Diabetes ist (bei Diabetes 2) zum Großteil selbstverschuldet und nicht einfach übertragbar. Und es wird verdammt viel Aufwand, Zeit und Geld verwendet um Leben zu retten und Leben angenehm zu gestalten. Gleiches gilt für Fettleibigkeit, was noch viel, viel mehr Todesopfer fordert. Aber eben verhinderbar ist, nur die Person, die es verursacht direkt betrifft und langsam, langsam tötet.

Daher ist es weniger unmittelbar, als wenn jemand in eine Bar geht und 200 Leute ansteckt, wovon wiederum 40 jeweils weitere 70 anstecken etc. Das Problem mit Covid, im Gegensatz zu Verkehrsunfälle und Diabetes und Herzinfarkte etc. ist, dass es eben so schnell unmöglich noch zu stoppen wird (ein wenig wie die Klimaerwärmung).

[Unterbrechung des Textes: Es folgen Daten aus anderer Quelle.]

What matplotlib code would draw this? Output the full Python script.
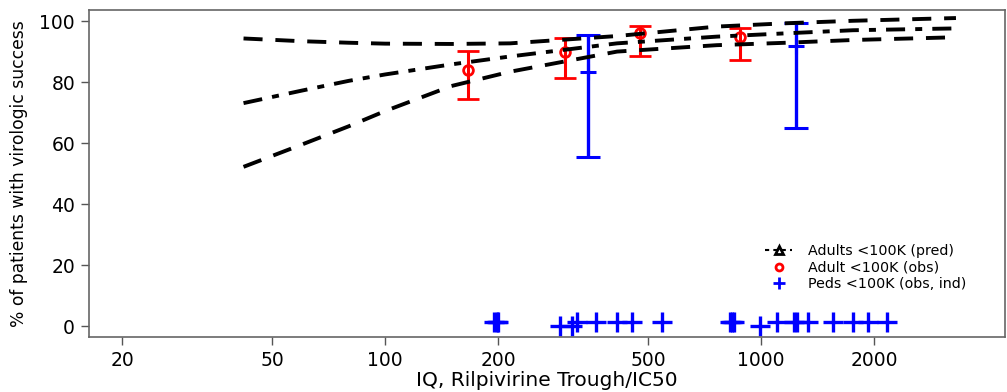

Bis Tag X ist alles ok, auch hohe Fallzahlen sind kein Problem für die Krankenhäuser und dann plötzlich ist eine Schwelle überschritten und es läuft völlig aus dem Ruder und dann sterben statt 0,5-1 % plötzlich 5-10 % und auch Leute an anderen Sachen, die eben dann nicht mehr heilbar sind, weil keine Ressourcen mehr da sind, den Herzinfarkt oder die gebrochene Hüfte zu behandeln. Das Problem ist, dass, wenn der Punkt erreicht ist, man bereits 2-6 Wochen zu spät dran ist, was dran zu ändern. Das ist die Gefährlichkeit. Die Situation, in der wir jetzt "glücklicherweise" sind, ist die vergleichsweise harmlose "Flatten the Curve"-Version, nicht die "wir haben 60.000 Krankenhausplätze für 700.000 kritische Fälle". Und das ist, was wir versuchen zu halten. Weil die Alternative sind eben nicht mehr nur +2, +5, + 10 Tote am Tag, sondern dann +500 oder +4000 in Deutschland alleine. Der Anstieg der Todesfallzahlen ist ab einer Überlastung des Gesundheitssystems nicht mehr linear mit den Fallzahlen, sondern steigt dann steil an, wenn (vor allem langfristig) nicht genug Ressourcen (Betten, Tests, Material, Medikamente, Personal) vorhanden sind.

Den Vorgeschmack hatten wir in Italien, Spanien und NYC, und daher sind zumindest der Großteil der Entscheidungsträger entsprechend sensibilisiert (außer halt komplette Deppen wie Trump, die alle paar Wochen wieder ein paar lichte "Scheiße, das ist heftig"-Momente haben). Weltweit sind absolute Wirtschatsparteien und Marktgläubige an der Macht. Keiner davon haut sich die Wirtschaft - oft in einem Wahljahr - komplett ohne Not zusammen und macht Maßnahmen, die all ihrern wirtschaftsliberalen Überzeugungen widersprechen. Das machen sie eben weil ihnen der Arsch auf Grundeis geht, und sie gesehen haben was die Alternative ist. Ein Johnson oder Marcon drehen die Wirtschaft nicht aus Nächstenliebe oder Menschenfreundlichkeit zu, oder weil sie den Konsum nicht mehr sehen können, sondern weil sie die Szenarien kennen, die die Alternative dazu sind. Und keiner will seinen Namen neben "und unter seiner Regierung sind 10 % der Einwohner an einer verhinderbaren Pandemie gestorben. Die wirtschaftlichen Auswirkungen waren noch 30 Jahre zu spüren" sehen.